Explore the effect of mobile
transactions on bank liquidity in Nigeria on short run.
1.4 Research Question
In order to achieve the above objectives, the following questions
have been asked to direct this study.
1.
What is the long run effect of
internet transactions on bank liquidity in Nigeria?
2.
What is the short run effect of
internet transactions on bank liquidity in Nigeria?
3.
To what extent does mobile
transactions affect bank liquidity in Nigeria on long run?
4.
How does mobile transactions
affect bank liquidity in Nigeria on short run?
1.5 Hypotheses
HO1. There is no significant long-run effect from internet
transactions to bank liquidity in Nigeria.
HO2. There is no significant short-run effect from internet
transactions to bank liquidity in Nigeria.
HO3. Mobile transaction
does not have significant long-run effect on bank liquidity in Nigeria.
HO4. Mobile transaction does not have significant short-run effect on
bank liquidity in Nigeria.
1.6 Significance of Study
This study will aid commercial banks in Nigeria to
understand banking in a new dimension, it would enlighten operators in the
banking industry and other concerned individuals and organizations adopting
internet banking.

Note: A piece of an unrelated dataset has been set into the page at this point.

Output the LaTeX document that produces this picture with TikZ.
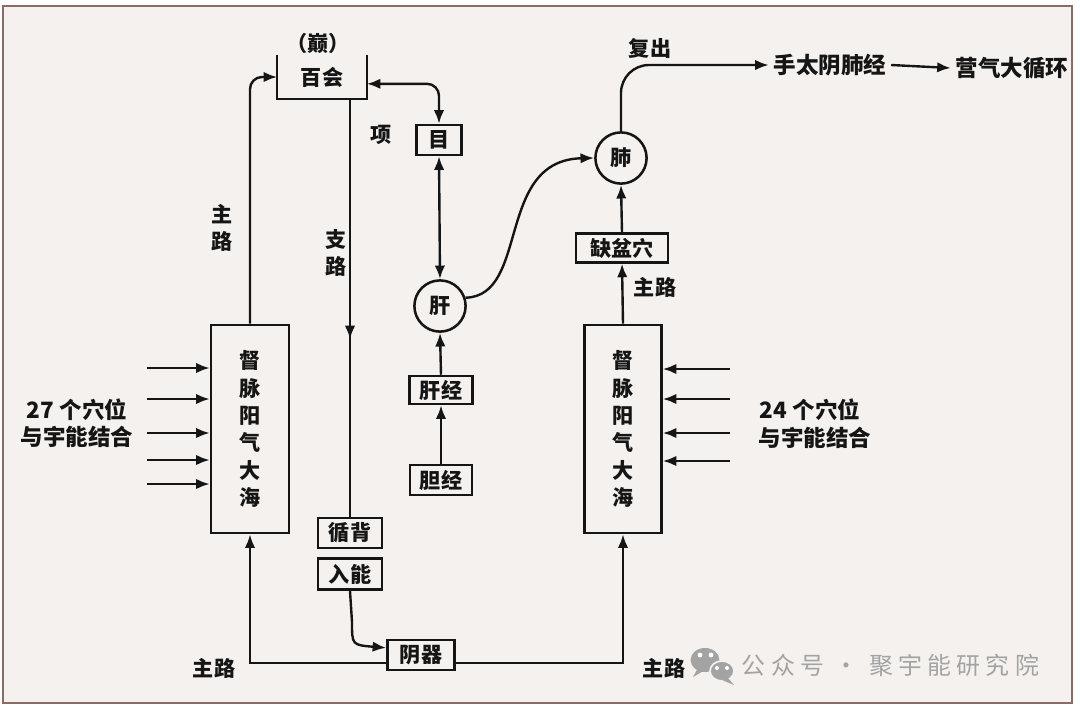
\documentclass[tikz,border=0pt]{standalone}
\usepackage{fontspec}
\setmainfont{Noto Sans CJK SC}
\newfontfamily\wmfont[LetterSpace=22]{Noto Sans CJK SC}
\usetikzlibrary{arrows.meta,decorations.markings}
\definecolor{paper}{HTML}{F4F1EE}
\definecolor{framecol}{HTML}{8C6B62}
\definecolor{ink}{HTML}{151515}
\definecolor{wmgray}{HTML}{A3A3A3}
\begin{document}
\begin{tikzpicture}[x=0.025cm,y=-0.025cm,
  every node/.style={font=\fontsize{15}{18}\selectfont\bfseries, text=ink},
  tip/.style={Latex[length=3.4mm,width=2.6mm]},
  conn/.style={draw=ink, line width=1.7pt, -{Latex[length=3.4mm,width=2.6mm]}},
  dconn/.style={draw=ink, line width=1.7pt, {Latex[length=3.4mm,width=2.6mm]}-{Latex[length=3.4mm,width=2.6mm]}},
  plain/.style={draw=ink, line width=1.7pt},
  sbox/.style={draw=ink, line width=1.8pt, inner sep=0pt, minimum height=0.75cm},
  bigbox/.style={draw=ink, line width=1.8pt, inner sep=0pt, minimum width=1.95cm, minimum height=5.2cm, align=center, font=\fontsize{15}{19.4}\selectfont\bfseries},
  organ/.style={draw=ink, line width=1.8pt, circle, inner sep=0pt, minimum size=1.28cm},
  lbl/.style={font=\fontsize{15}{18}\selectfont\bfseries},
  vlbl/.style={align=center, font=\fontsize{15}{19}\selectfont\bfseries},
  side/.style={font=\fontsize{16}{19}\selectfont\bfseries},
  midarrow/.style={postaction={decorate}, decoration={markings, mark=at position #1 with {\arrow{Latex[length=3.4mm,width=2.6mm]}}}}
]
\useasboundingbox (0,0) rectangle (1080,712);
\fill[white] (0,0) rectangle (1080,712);
\draw[framecol, line width=1.5pt, fill=paper] (3,6) rectangle (1072,703);

% --- top: Baihui
\node[minimum width=2.225cm, minimum height=1.1cm, inner sep=0pt] (B) at (322,77) {百会};
\draw[plain] (B.north west) -- (B.south west) -- (B.south east) -- (B.north east);
\node[lbl] (dian) at (318,43) {（巅）};

% --- main boxes
\node[bigbox] (L) at (250,429) {督\\脉\\阳\\气\\大\\海};
\node[bigbox, minimum width=1.925cm] (R) at (623,429) {督\\脉\\阳\\气\\大\\海};

% --- small boxes
\node[sbox, minimum width=1.125cm] (M) at (439,140) {目};
\node[organ] (G) at (440,306) {肝};
\node[sbox, minimum width=1.575cm, minimum height=0.7cm] (GJ) at (441,390) {肝经};
\node[sbox, minimum width=1.55cm] (DJ) at (441,480) {胆经};
\node[organ] (F) at (621,158) {肺};
\node[sbox, minimum width=2.3cm, minimum height=0.72cm] (Q) at (622,248) {缺盆穴};
\node[sbox, minimum width=1.6cm] (XB) at (350,533) {循背};
\node[sbox, minimum width=1.6cm, minimum height=0.78cm] (RD) at (350,574) {入能};
\node[sbox, minimum width=1.675cm] (Y) at (421,655) {阴器};

% --- top right texts
\node[side] (SH) at (830,65) {手太阴肺经};
\node[side] (YQ) at (1012,68) {营气大循环};

% --- labels
\node[vlbl] (zl1) at (222,228) {主\\路};
\node[vlbl] (zl2) at (336,253) {支\\路};
\node[lbl] (xiang) at (381,135) {项};
\node[lbl] (fuchu) at (650,48) {复出};
\node[lbl] (zl3) at (655,287) {主路};
\node[lbl] (zl4) at (214,668) {主路};
\node[lbl] (zl5) at (664,668) {主路};
\node[side] (t27a) at (77,410) {27 个穴位};
\node[side] (t27b) at (77,437) {与宇能结合};
\node[side] (t24a) at (810,410) {24 个穴位};
\node[side] (t24b) at (815,438) {与宇能结合};

% --- connectors
\draw[conn, rounded corners=0.3cm] (L.north) |- (B.west);
\draw[plain, midarrow=0.575] (XB.north |- B.south) -- (XB.north);
\draw[dconn, rounded corners=0.3cm] ([yshift=-0.17cm]B.east) -| (M.north);
\draw[dconn] (M.south) -- (G.north);
\draw[conn] (GJ.north) -- (G.south);
\draw[conn] (DJ.north) -- (GJ.south);
\draw[conn] (G.18) .. controls (530,296) and (495,160) .. (F.west);
\draw[conn] (Q.north) -- (F.south);
\draw[conn] (R.north) -- (Q.south);
\draw[conn, rounded corners=0.7cm] (F.north) |- (SH.west);
\draw[conn] (SH.east) -- (YQ.west);
\draw[conn] (RD.south) -- (352,622) .. controls (352,645) .. ([yshift=0.18cm]Y.west);
\draw[conn] ([yshift=-0.2cm]Y.west) -| (L.south);
\draw[conn] ([yshift=-0.2cm]Y.east) -| (R.south);

\foreach \yy [count=\i] in {368,399,433,460,484} {
  \coordinate (la\i) at (147,\yy);
  \draw[conn] (la\i) -- (la\i -| L.west);
}
\foreach \yy [count=\i] in {369,399,433,461} {
  \coordinate (ra\i) at (730,\yy);
  \draw[conn] (ra\i) -- (ra\i -| R.east);
}

% --- watermark
\fill[wmgray] (705,660) ellipse [x radius=0.36cm, y radius=0.3cm];
\fill[wmgray] (698,668) -- (693,677) -- (705,670) -- cycle;
\draw[paper, line width=1.2pt, fill=wmgray] (722,671) ellipse [x radius=0.3cm, y radius=0.25cm];
\fill[wmgray] (728,678) -- (734,685) -- (722,680) -- cycle;
\fill[white] (700,655) circle [radius=0.06cm];
\fill[white] (711,655) circle [radius=0.06cm];
\fill[white] (717,668) circle [radius=0.05cm];
\fill[white] (727,668) circle [radius=0.05cm];
\node[font=\wmfont\fontsize{17}{20}\selectfont, text=wmgray, anchor=west] (wm) at (737,665) {公众号 · 聚宇能研究院};
\end{tikzpicture}
\end{document}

It would highlight the various benefit of cashless banking
and how these measures if properly taken can reduce operation cost and increase
bank profitability and performance. This study will also help managers of
commercial banks to serve their customers better while gaining their loyalty and
money
The study shall basically identify the technical and
operational challenges facing electronic banking in Nigeria banking environment
and suggest ways by which they could be tackled
It is important to researchers and student because it reduce
the stress of consulting series of textbook and travelling from one place to
another looking for information, thereby, provide avenue for browsing, thus
make the work to be done at ease.
1.7 Scope of the Study
The research work deals on the impact of internet banking on
the performance of Nigerian banks. The research work will cover the period from
2009 – 2017. The study covers the Nigerian commercial banks.